Although she became European indoor champion in the winter of 2021, she missed the final at the Olympic Games in Tokyo the following summer. The disappointment was great. A week after returning from Japan, Moser experienced what pole vaulters fear most. During training, the pole broke and she crashed back-first into the puncture box.

The diagnosis: a small pneumothorax – air that had penetrated between the inner and outer pleura -, torn muscle fibers, and a bruise on the back. In the hospital, Moser asked the doctors when she would be allowed to jump again. They said: “Be happy that you can still walk.” The Austrian Kira Grünberg had an accident during training in 2015 in a similar way to Moser. She has been in a wheelchair ever since.

Joy about the first push-up

After the accident, Moser was unable to move her left arm. She was only allowed to go for walks with someone accompanying her, as her circulation was weak. She fainted during physiotherapy and had to be taken to hospital by ambulance. She says: “It was mentally difficult. I didn’t feel like doing anything.”

Things only got better when she was allowed to do sports again. During training, Moser was happy with every exercise that worked, for example when she managed to do a push-up for the first time. She says: “I noticed that nothing is a given. I didn’t think for a second about giving up.”

Moser fought her way back into competitions and says that today it feels as if the accident happened a long time ago. “So much has happened since then,” she says. By that she means recurring injuries, changes of coach, an uncertain future. Before that, she worked for a year with the Swiss record holder Nicole Büchler, but she was no longer able to travel to international competitions for family reasons. Moser suddenly lost her head coach, the closest person to a top athlete.

During training and competitions, she had trouble switching to harder poles that bounce more. Moser felt unsettled and sometimes ran through after the run-up instead of jumping off. If you lack confidence in pole vaulting, things get complicated. In this sport, all components have to fit together: run-up, take-off, flight phase. If you lack confidence, the process is disrupted.

The power is there, but too little happens with this power

The uncertainties and injuries culminated in the botched 2023 European Indoor Championships in Istanbul. Moser felt that she had to change something and intensified her collaboration with Rothenbühler. Rothenbühler had been responsible for Moser’s athletics and sprint training for some time, and has been the main person in charge since spring 2023. It gradually became clear that Rothenbühler was the ideal solution, even if he did not come from pole vaulting, says Moser. Rothenbühler was a multi-athlete himself and says pole vaulting was always his favorite discipline, “even though I wasn’t particularly talented.” Moser says: “At the beginning, my opponents asked me who my coach was.”

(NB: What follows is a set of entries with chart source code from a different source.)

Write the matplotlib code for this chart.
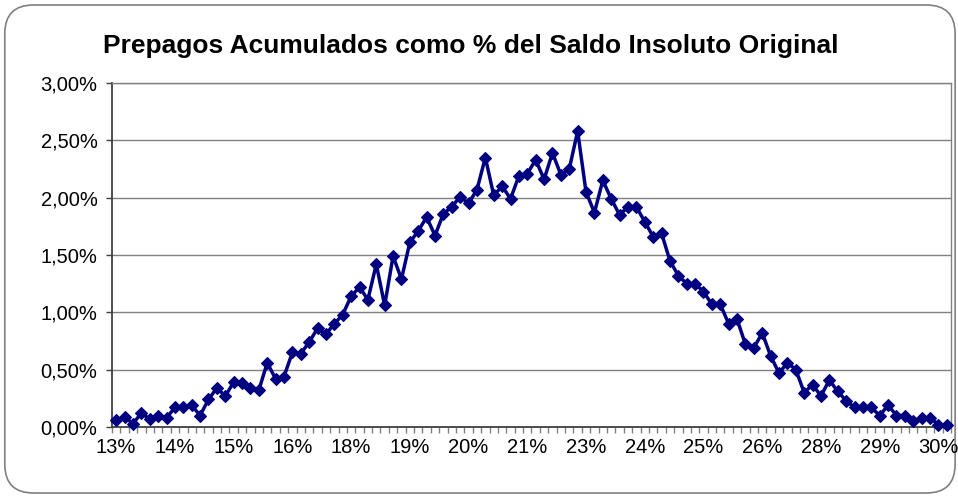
import numpy as np
import matplotlib
matplotlib.use('Agg')
import matplotlib.pyplot as plt
from matplotlib.patches import FancyBboxPatch
from matplotlib.ticker import FuncFormatter, FixedLocator

plt.rcParams['font.family'] = ['Liberation Sans', 'DejaVu Sans']

# prepagos acumulados (% del saldo insoluto original), one per category
prepagos = [0.058, 0.09, 0.03, 0.12, 0.07, 0.10, 0.08, 0.17, 0.17, 0.19,
            0.10, 0.24, 0.34, 0.27, 0.39, 0.38, 0.34, 0.32, 0.56, 0.42,
            0.44, 0.65, 0.64, 0.74, 0.86, 0.81, 0.90, 0.98, 1.14, 1.22,
            1.11, 1.42, 1.06, 1.49, 1.29, 1.61, 1.71, 1.83, 1.67, 1.86,
            1.92, 2.01, 1.95, 2.07, 2.35, 2.02, 2.10, 1.99, 2.19, 2.21,
            2.33, 2.16, 2.39, 2.20, 2.25, 2.58, 2.05, 1.87, 2.15, 1.99,
            1.85, 1.92, 1.92, 1.79, 1.66, 1.69, 1.45, 1.32, 1.25, 1.25,
            1.18, 1.07, 1.07, 0.90, 0.94, 0.72, 0.69, 0.82, 0.62, 0.47,
            0.56, 0.50, 0.30, 0.37, 0.27, 0.41, 0.31, 0.23, 0.17, 0.17,
            0.17, 0.10, 0.19, 0.10, 0.10, 0.05, 0.08, 0.08, 0.02, 0.02]

# category labels shown every 7th point
x_labels = ['13%', '14%', '15%', '16%', '18%', '19%', '20%', '21%',
            '23%', '24%', '25%', '26%', '28%', '29%', '30%']
label_step = 7

y_values = np.array(prepagos) / 100.0
x = np.arange(len(y_values))

fig = plt.figure(figsize=(9.58, 4.98), dpi=100)

# rounded chart border (behind the axes)
border = FancyBboxPatch((0.005, 0.01), 0.992, 0.98,
                        boxstyle='round,pad=0,rounding_size=0.03',
                        transform=fig.transFigure, facecolor='none',
                        edgecolor='#808080', linewidth=1.2,
                        mutation_aspect=958/498, zorder=-1)
fig.patches.append(border)

ax = fig.add_axes([0.1169, 0.1426, 0.8758, 0.6907])
ax.set_facecolor('white')

ax.plot(x, y_values, color='#000080', linewidth=2.5, marker='D',
        markersize=5.8, markeredgewidth=0.8, markerfacecolor='#000080',
        markeredgecolor='#000080', zorder=3, clip_on=False)

ax.set_xlim(-0.5, len(y_values) - 0.5)
ax.set_ylim(0, 0.03)

# y axis
ax.set_yticks(np.arange(0, 0.0301, 0.005))
ax.yaxis.set_major_formatter(FuncFormatter(lambda v, p: ('%.2f%%' % (v * 100)).replace('.', ',')))
ax.yaxis.grid(True, color='#808080', linewidth=1.0)
ax.set_axisbelow(True)

# x axis: labels every 7 categories, tick marks at category edges
ax.xaxis.set_major_locator(FixedLocator(x[::label_step]))
ax.set_xticklabels(x_labels)
ax.xaxis.set_minor_locator(FixedLocator(np.arange(-0.5, len(y_values), 1.0)))
ax.tick_params(axis='x', which='major', length=0, pad=8, labelsize=14.5)
ax.tick_params(axis='x', which='minor', length=4, width=1, color='#808080', direction='out')
ax.tick_params(axis='y', which='major', length=4.5, width=1, color='#404040', pad=6, labelsize=14.5)

for side in ['left', 'bottom']:
    ax.spines[side].set_color('#404040')
    ax.spines[side].set_linewidth(1.3)
for side in ['top', 'right']:
    ax.spines[side].set_color('#808080')
    ax.spines[side].set_linewidth(1.0)

fig.text(0.491, 0.908, 'Prepagos Acumulados como % del Saldo Insoluto Original',
         ha='center', va='center', fontsize=19, fontweight='bold')

fig.savefig('out.png', dpi=100)
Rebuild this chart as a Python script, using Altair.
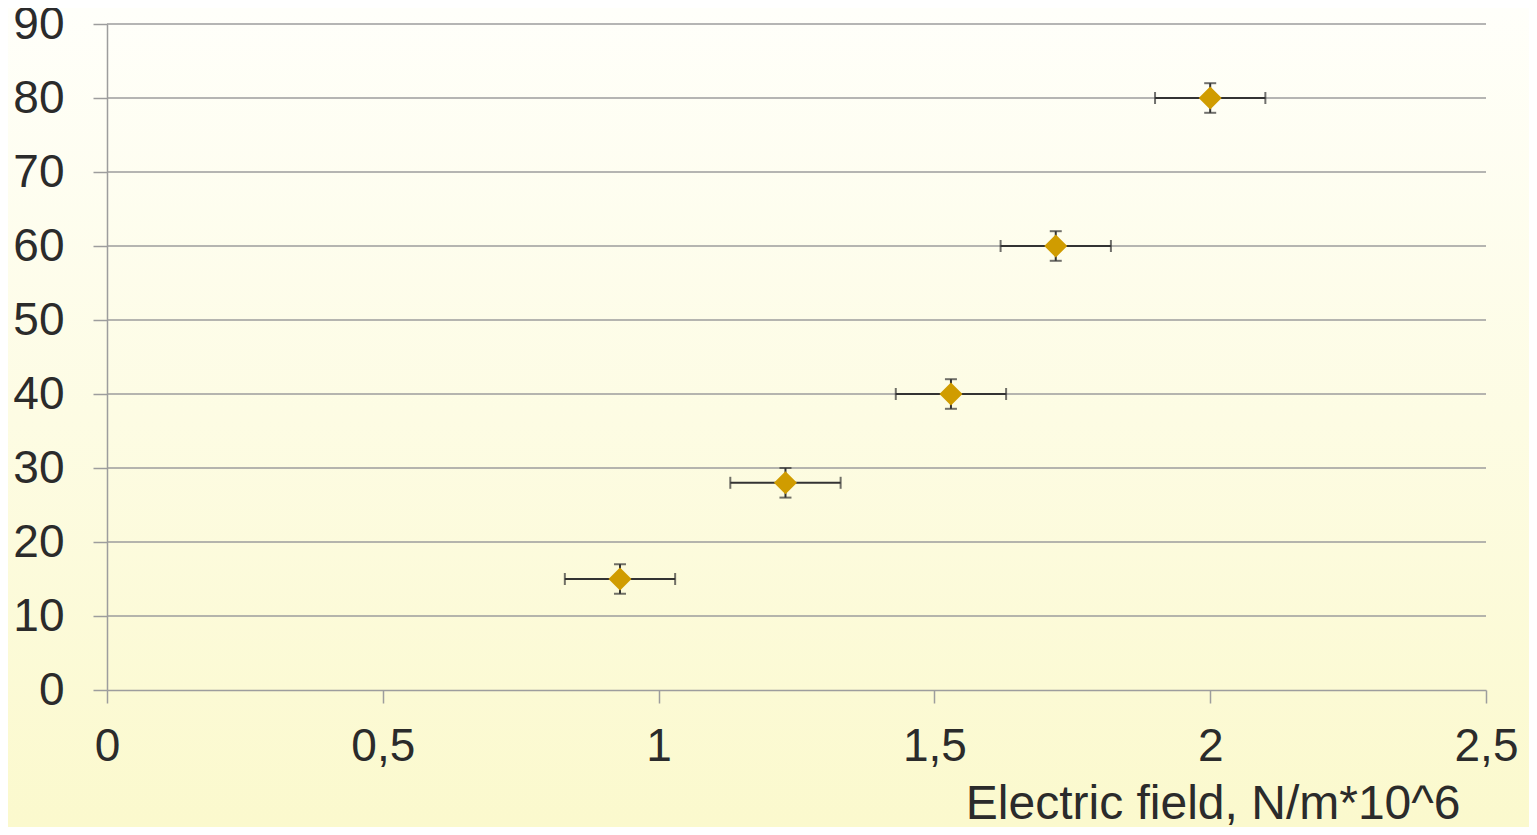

Rothenbühler quickly sensed how unsettled his athlete was and had her work on mental aspects with experts. He says: “I told her that I could make her stronger and faster. But if the mental foundation is missing, none of that will help.”

The duo focused more on the basics in terms of sport. “We stopped tweaking every little screw,” says Moser. This helped to stabilize the mental state and the environment. Rothenbühler says that at the last meeting there were almost no open points left in these areas.

More nervous before the qualification than before the final

Moser also says that the blockages of the past have disappeared: “I jump with full conviction.” The collaboration with Rothenbühler bore fruit for the first time in the summer of 2023. Moser finished fifth in the World Championships and qualified for the Olympics. She burst into tears in front of the TV camera, such was the relief.

Shortly before the European Championships in Rome, she seems relaxed. During the last days of training in Magglingen, Moser sometimes jokes with her coach and the ice hockey players who are currently taking the military refresher course.

The pole vault qualification takes place in Rome on Saturday. Moser is nervous, more nervous than before a possible final. She says: “I’m not afraid, I’ve never been afraid before big competitions.” Rothenbühler thinks that Moser’s nervousness is a good sign. “On a golden day, there are hardly any limits for her.”